Commemorating the Rana Plaza collapse

On Sunday 24 April, it will be three years since the collapse of the Rana Plaza building in Savar, Bangladesh. The tragedy initiated a flood of negative reporting about the fashion industry. The message: clothing brands are only interested in rapidly changing collections, and not in the seamstresses who make them possible. 

Fortunately, the picture is not as dark as it is sometimes painted. FWF members are actively making efforts to improve working conditions. Companies that want to succeed have to answer this question: does the way we run our company help to improve working conditions?

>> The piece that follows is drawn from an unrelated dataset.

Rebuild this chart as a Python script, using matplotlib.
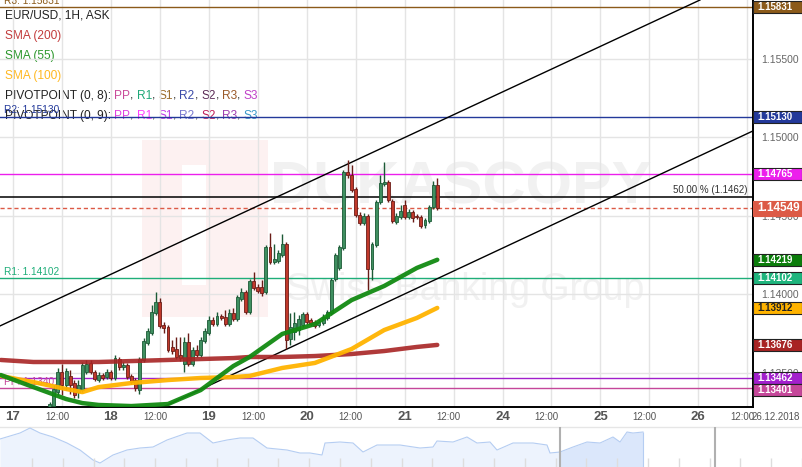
import matplotlib
matplotlib.use("Agg")
import matplotlib.pyplot as plt
import numpy as np
from matplotlib.patches import Rectangle
from matplotlib.transforms import blended_transform_factory

plt.rcParams["font.family"] = ["Liberation Sans", "DejaVu Sans"]

# EUR/USD 1H candles, hour index counted from 17 Dec 00:00 (weekend removed)
first_hour = 9
opens = [1.13261, 1.13286, 1.13375, 1.13503, 1.13420, 1.13478, 1.13433, 1.13375, 1.13388, 1.13503,
         1.13561, 1.13503, 1.13452, 1.13484, 1.13471, 1.13503, 1.13465, 1.13586, 1.13535, 1.13548,
         1.13478, 1.13452, 1.13388, 1.13580, 1.13688, 1.13752, 1.13880, 1.13950, 1.13803, 1.13790,
         1.13663, 1.13650, 1.13611, 1.13554, 1.13695, 1.13554, 1.13643, 1.13611, 1.13701, 1.13752,
         1.13835, 1.13809, 1.13860, 1.13854, 1.13809, 1.13880, 1.13841, 1.13969, 1.14013, 1.13886,
         1.14084, 1.14045, 1.14045, 1.14013, 1.14301, 1.14205, 1.14211, 1.14250, 1.14320, 1.13714,
         1.13758, 1.13771, 1.13803, 1.13873, 1.13835, 1.13822, 1.13803, 1.13816, 1.13848, 1.13880,
         1.14096, 1.14167, 1.14294, 1.14779, 1.14760, 1.14671, 1.14505, 1.14454, 1.14498, 1.14160,
         1.14313, 1.14588, 1.14703, 1.14715, 1.14594, 1.14460, 1.14492, 1.14569, 1.14492, 1.14524,
         1.14498, 1.14492, 1.14441, 1.14466, 1.14556, 1.14696]
highs = [1.13312, 1.13420, 1.13529, 1.13554, 1.13529, 1.13516, 1.13452, 1.13452, 1.13567, 1.13580,
         1.13580, 1.13516, 1.13503, 1.13497, 1.13522, 1.13516, 1.13611, 1.13599, 1.13567, 1.13561,
         1.13490, 1.13465, 1.13599, 1.13720, 1.13784, 1.13931, 1.14013, 1.13975, 1.13822, 1.13803,
         1.13707, 1.13726, 1.13726, 1.13726, 1.13752, 1.13663, 1.13675, 1.13726, 1.13784, 1.13860,
         1.13854, 1.13886, 1.13873, 1.13899, 1.13905, 1.13911, 1.13994, 1.14039, 1.14026, 1.14096,
         1.14141, 1.14065, 1.14090, 1.14313, 1.14390, 1.14320, 1.14281, 1.14384, 1.14333, 1.13880,
         1.13886, 1.13867, 1.13886, 1.13886, 1.13848, 1.13835, 1.13841, 1.13873, 1.13899, 1.14103,
         1.14262, 1.14313, 1.14792, 1.14856, 1.14824, 1.14683, 1.14524, 1.14518, 1.14511, 1.14333,
         1.14600, 1.14760, 1.14843, 1.14728, 1.14607, 1.14518, 1.14569, 1.14600, 1.14543, 1.14537,
         1.14511, 1.14505, 1.14486, 1.14569, 1.14722, 1.14741]
lows = [1.13248, 1.13273, 1.13356, 1.13356, 1.13388, 1.13363, 1.13337, 1.13337, 1.13375, 1.13490,
        1.13490, 1.13446, 1.13439, 1.13452, 1.13458, 1.13452, 1.13452, 1.13516, 1.13516, 1.13458,
        1.13427, 1.13382, 1.13363, 1.13567, 1.13675, 1.13739, 1.13867, 1.13784, 1.13752, 1.13631,
        1.13618, 1.13586, 1.13573, 1.13503, 1.13541, 1.13541, 1.13599, 1.13599, 1.13688, 1.13739,
        1.13797, 1.13797, 1.13835, 1.13797, 1.13797, 1.13829, 1.13829, 1.13956, 1.13873, 1.13873,
        1.14026, 1.14007, 1.13988, 1.14001, 1.14192, 1.14192, 1.14199, 1.14237, 1.13650, 1.13675,
        1.13707, 1.13739, 1.13790, 1.13809, 1.13797, 1.13784, 1.13790, 1.13803, 1.13835, 1.13867,
        1.14084, 1.14154, 1.14281, 1.14741, 1.14651, 1.14492, 1.14441, 1.14441, 1.14026, 1.14090,
        1.14301, 1.14575, 1.14690, 1.14588, 1.14454, 1.14447, 1.14479, 1.14479, 1.14479, 1.14460,
        1.14479, 1.14422, 1.14422, 1.14454, 1.14543, 1.14537]
closes = [1.13299, 1.13395, 1.13503, 1.13420, 1.13509, 1.13420, 1.13356, 1.13420, 1.13548, 1.13554,
          1.13503, 1.13458, 1.13484, 1.13465, 1.13503, 1.13465, 1.13592, 1.13535, 1.13548, 1.13471,
          1.13439, 1.13401, 1.13586, 1.13701, 1.13765, 1.13886, 1.13950, 1.13797, 1.13784, 1.13643,
          1.13637, 1.13599, 1.13592, 1.13695, 1.13554, 1.13643, 1.13611, 1.13707, 1.13765, 1.13835,
          1.13809, 1.13860, 1.13848, 1.13809, 1.13880, 1.13841, 1.13982, 1.14013, 1.13886, 1.14084,
          1.14039, 1.14020, 1.14007, 1.14301, 1.14205, 1.14224, 1.14262, 1.14320, 1.13707, 1.13790,
          1.13816, 1.13841, 1.13873, 1.13822, 1.13809, 1.13797, 1.13822, 1.13854, 1.13886, 1.14090,
          1.14250, 1.14301, 1.14779, 1.14760, 1.14664, 1.14505, 1.14454, 1.14498, 1.14160, 1.14320,
          1.14588, 1.14709, 1.14715, 1.14600, 1.14466, 1.14498, 1.14530, 1.14492, 1.14524, 1.14486,
          1.14492, 1.14435, 1.14473, 1.14556, 1.14696, 1.14549]

# moving averages (sampled)
sma_hours = [-3, 5, 13, 17, 21, 29, 38, 46, 54, 58, 66, 74, 83, 91, 99, 104]
sma200 = [1.13580, 1.13567, 1.13567, 1.13567, 1.13567, 1.13573, 1.13580, 1.13586,
          1.13592, 1.13599, 1.13599, 1.13605, 1.13618, 1.13637, 1.13663, 1.13676]
sma55 = [1.13484, 1.13407, 1.13331, 1.13305, 1.13293, 1.13286, 1.13299, 1.13388,
         1.13541, 1.13599, 1.13746, 1.13809, 1.13962, 1.14052, 1.14167, 1.14219]
sma100 = [1.13478, 1.13439, 1.13395, 1.13375, 1.13407, 1.13433, 1.13452, 1.13465,
          1.13471, 1.13478, 1.13529, 1.13561, 1.13650, 1.13771, 1.13848, 1.13912]

# channel anchors (hour, price)
upper_channel = [(-3.2, 1.13797), (168.4, 1.15876)]
lower_channel = [(36.8, 1.13280), (181.4, 1.15041)]

# pivot levels
levels = [("R3", 1.15831, "#8b5a1a"), ("R2", 1.15130, "#23399a"), (None, 1.14765, "#ec1fec"),
          ("R1", 1.14102, "#1fae79"), (None, 1.13462, "#a21fcc"), ("PP", 1.13401, "#c5479a")]
fib50 = 1.1462
last_price = 1.14549

price_ticks = [1.135, 1.140, 1.145, 1.150, 1.155]
tick_hours = list(range(0, 181, 12))
tick_labels = ["17", "12:00", "18", "12:00", "19", "12:00", "20", "12:00",
               "21", "12:00", "24", "12:00", "25", "12:00", "26", "12:00"]

# navigator overview
nav_pos = [0, 20, 30, 40, 53, 67, 80, 93, 100, 113, 127, 140, 153, 167, 187, 200, 213, 227, 240, 253,
           267, 287, 300, 310, 322, 325, 340, 353, 363, 377, 400, 420, 433, 437, 453, 467, 477, 490,
           497, 513, 533, 547, 550, 560, 573, 587, 600, 613, 620, 627, 633, 643]
nav_level = [28, 34, 39, 34, 30, 24, 17, 7, 4, 12, 17, 19, 20, 27, 34, 34, 24, 27, 29, 29,
             19, 17, 14, 14, 12, 24, 25, 24, 15, 22, 22, 19, 20, 26, 25, 30, 24, 25,
             17, 24, 24, 22, 14, 15, 20, 25, 24, 30, 25, 35, 34, 35]

W, H = 803, 467
fig = plt.figure(figsize=(W / 100, H / 100), dpi=100)

bg = fig.add_axes([0, 0, 1, 1], zorder=0)
bg.set_xlim(0, W)
bg.set_ylim(H, 0)
bg.axis("off")
bg.add_patch(Rectangle((142, 140), 126, 177, color="#fdf1f1", lw=0))
bg.add_patch(Rectangle((182, 165), 24, 120, color="white", lw=0))
bg.text(270, 204, "DUKASCOPY", fontsize=43, fontweight="bold", color="#f1f1f1",
        va="baseline")
bg.text(286, 300, "Swiss Banking Group", fontsize=27, color="#f1f1f1", va="baseline")
bg.axhline(427, color="#e6e6e6", lw=1)

ax = fig.add_axes([0, 60 / H, 753 / W, 407 / H], zorder=1)
ax.patch.set_alpha(0)
ax.set_xlim(-3.19, 181.4)
ax.set_ylim(1.13280, 1.15876)
px_price = (1.15876 - 1.13280) / 407

ax.set_xticks(tick_hours, labels=[])
ax.set_yticks(price_ticks, labels=[f"{p:.5f}" for p in price_ticks])
ax.yaxis.tick_right()
ax.tick_params(length=0)
ax.tick_params(axis="y", pad=6, labelsize=7.5, labelcolor="#666666")
ax.grid(color="#e4e4e4", lw=1)
ax.set_axisbelow(True)
for s in ["top", "left"]:
    ax.spines[s].set_visible(False)
for s in ["right", "bottom"]:
    ax.spines[s].set_color("black")
    ax.spines[s].set_linewidth(1.4)

# horizontal levels
lt = blended_transform_factory(ax.transAxes, ax.transData)
for name, val, col in levels:
    ax.axhline(val, color=col, lw=1, zorder=2)
    if name:
        ax.text(4 / 753, val + 1.5 * px_price, f"{name}: {val:.5f}", color=col, fontsize=7.3,
                transform=lt, va="bottom")
ax.axhline(fib50, color="black", lw=1.1, zorder=2)
ax.text(748 / 753, fib50 + 2 * px_price, "50.00 % (1.1462)", fontsize=7, color="#333333",
        ha="right", va="bottom", transform=lt)
ax.axhline(last_price, color="#dc5a46", lw=1, ls=(0, (3, 2)), zorder=2)

# channel
ax.axline(upper_channel[0], upper_channel[1], color="black", lw=1, zorder=3)
ax.axline(lower_channel[0], lower_channel[1], color="black", lw=1, zorder=3)

# candles
o = np.array(opens)
c = np.array(closes)
hours = first_hour + np.arange(len(o))
up = c >= o
edge = np.where(up, "#1c5a36", "#6a1c17")
face = np.where(up, "#3f8f60", "#c0392b")
ax.vlines(hours, lows, highs, colors=edge, lw=1, zorder=4)
ax.bar(hours, np.maximum(np.abs(c - o), 0.5 * px_price), bottom=np.minimum(o, c), width=0.72,
       color=face, edgecolor=edge, lw=0.6, zorder=5)

# SMAs
ax.plot(sma_hours, sma200, color="#a82424", lw=3.2, alpha=0.9, zorder=6, solid_capstyle="round")
ax.plot(sma_hours, sma100, color="#ffb300", lw=3.2, alpha=0.95, zorder=6, solid_capstyle="round")
ax.plot(sma_hours, sma55, color="#128a12", lw=3.2, alpha=0.95, zorder=6, solid_capstyle="round")

# x labels
xt = blended_transform_factory(ax.transData, ax.transAxes)
for hr, lab in zip(tick_hours, tick_labels):
    if lab == "12:00":
        ax.text(hr - 1.2, -10 / 407, lab, transform=xt, ha="center", va="center",
                fontsize=7, color="#555555")
    else:
        ax.text(hr, -10 / 407, lab, transform=xt, ha="center", va="center",
                fontsize=9.5, fontweight="bold", color="#555555")
ax.text(1 + 23 / 753, -10 / 407, "26.12.2018", transform=ax.transAxes, ha="center",
        va="center", fontsize=7, color="#555555")

# right badges
badges = [(1.15831, "#8b5a1a", "white"), (1.15130, "#23399a", "white"), (1.14765, "#ec1fec", "white"),
          (1.14219, "#0b7d0b", "white"), (1.14102, "#1eb57d", "white"), (1.13912, "#ffb300", "#222222"),
          (1.13676, "#a82424", "white"), (1.13462, "#a21fcc", "white"), (1.13401, "#c5479a", "white")]
for i, (val, fc, tc) in enumerate(badges):
    h = 12 * px_price
    yc = val
    if i > 0 and badges[i - 1][0] - val < h:
        yc = badges[i - 1][0] - h
    ax.add_patch(Rectangle((1.0, yc - h / 2), 49 / 753, h, transform=lt, facecolor=fc,
                           edgecolor="#222222", lw=0.8, clip_on=False, zorder=20))
    ax.text(1 + 4 / 753, yc, f"{val:.5f}", transform=lt, color=tc, fontsize=7,
            fontweight="bold", va="center", ha="left", zorder=21, clip_on=False)
h = 15 * px_price
ax.add_patch(Rectangle((1.0, last_price - h / 2), 50 / 753, h, transform=lt, facecolor="#dc5a46",
                       edgecolor="#dc5a46", lw=0.8, clip_on=False, zorder=20))
ax.text(1 + 4 / 753, last_price, f"{last_price:.5f}", transform=lt, color="white", fontsize=8.5,
        fontweight="bold", va="center", ha="left", zorder=21, clip_on=False)

# legend lines (top-left)
fig.canvas.draw()
renderer = fig.canvas.get_renderer()


def colored_line(y, parts, size=8.6):
    x = 5
    for txt, col in parts:
        t = bg.text(x, y, txt, color=col, fontsize=size, va="center", ha="left")
        x += t.get_window_extent(renderer).width


colored_line(15.7, [("EUR/USD, 1H, ASK", "#222222")])
colored_line(35.7, [("SMA (200)", "#c23b3b")])
colored_line(55.7, [("SMA (55)", "#2a962a")])
colored_line(75.7, [("SMA (100)", "#ffb820")])
sep = ", "
p8 = [("PP", "#c94a9a"), ("R1", "#1fa878"), ("S1", "#9a6b2a"), ("R2", "#3a4aa8"),
      ("S2", "#5a2a55"), ("R3", "#9a5a2a"), ("S3", "#c040c8")]
p9 = [("PP", "#e040e0"), ("R1", "#ff40ff"), ("S1", "#c040e8"), ("R2", "#7a7ad0"),
      ("S2", "#c0205a"), ("R3", "#a040b0"), ("S3", "#3a98c8")]
for y, head, toks in [(95.7, "PIVOTPOINT (0, 8): ", p8), (115.7, "PIVOTPOINT (0, 9): ", p9)]:
    parts = [(head, "#222222")]
    for i, (t, col) in enumerate(toks):
        parts.append((t, col))
        if i < len(toks) - 1:
            parts.append((sep, "#222222"))
    colored_line(y, parts)

# navigator
nav = fig.add_axes([0, 0, 1, 40 / H], zorder=1)
nav.set_xlim(0, W)
nav.set_ylim(0, 40)
nav.axis("off")
npos = np.array(nav_pos)
nlev = np.array(nav_level)
nav.fill_between(npos, nlev, color="#edf3fd", lw=0)
sel = npos >= 560
nav.fill_between(npos[sel], nlev[sel], color="#dbe7fb", lw=0)
nav.plot(npos, nlev, color="#b5cdf2", lw=0.8)
nav.vlines([npos[-1]], 0, nlev[-1], color="#b5cdf2", lw=0.8)
nav.vlines(np.arange(32, W, 30.8), 0, 9, color="#dddddd", lw=1)
nav.vlines([560, 715], 0, 40, color="#b0b0b0", lw=1.5)

fig.savefig("out.png", dpi=100)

The importance of good management practices by clothing brands cannot be understated. Factory inspections alone are not enough to bring about lasting change. With insight into specific aspects for improvement, brands can work together with factories to move towards a more socially responsible clothing industry.

Long term relationships
All Fair Wear Foundation members annually have to show what they are doing to improve working conditions. The brands must face scrutiny: at how many factories does one brand account for over 10% of the factory’s production capacity? Companies with a larger share of production at a specific location will have more leverage with factory managers to influence working conditions.

Another example: with how many factories has a brand had a working relationship of at least five years? Long term relationships between factories and brands are essential. Factories will be more inclined to invest in improvements if they know a brand will still be there next season rather than switch to a cheaper location.

And the list goes on: how does a brand deal with complaints from employees? Does it invest in training? Are short delivery times putting excessive pressure on a factory? These are examples that go to the heart of the frequently pitiful working conditions that prevail in clothing factories.

High pressure, low prices
The Rana Plaza factory collapse brought fire and building safety to the spotlight. FWF requires its own member brands to adhere to an enhanced programme for monitoring and remediation at their Bangladeshi suppliers. This includes ensuring credible inspections and contributing to remediation of problems found, as well as a training programme. As a first step, all factories in Bangladesh supplying FWF members are required to participate in a workshop on the principles of building and fire safety.

Building safety also requires changes in the way brands do business with their suppliers. High pressure on production deadlines, unreasonably low prices and unpredictable orders all inhibit adequate investment in safe buildings. These pressures also encourage unsafe practices, like propping open the fire doors to shave a few minutes off production time.

Needs improvement, Good or Leader
FWF’s measuring instrument, the Brand Performance Check offers detailed insight into what FWF member brands are doing to improve working conditions in garment factories. Each company is measured against a range of indicators. Based on these scores, a brand is rated Leader, Good or Needs Improvement. The reports are online and available for all.

By being transparent about their purchasing practices, FWF member brands are able to get specific feedback on necessary improvements. The system is also a boon for consumers who do not want to feel guilty about the clothing they buy, but have difficulty finding reliable information: it immediately becomes clear how their favourite FWF brand is performing.

No excuse
Not all clothing companies are assessed this way, and the influence of well-intentioned brands is often limited. However, even one concerned customer at a factory can have a significant positive impact on a range of issues like safety. And other customers will have fewer excuses to drag their heels.

Fair Wear Foundation continues to focus on improving working conditions, including building safety. Together with its local partners and its member brands FWF develops approaches that focus on how supply chain relations affect factory conditions. We believe that a broad application of the Brand Performance Check system offers an opportunity to improve the entire clothing industry.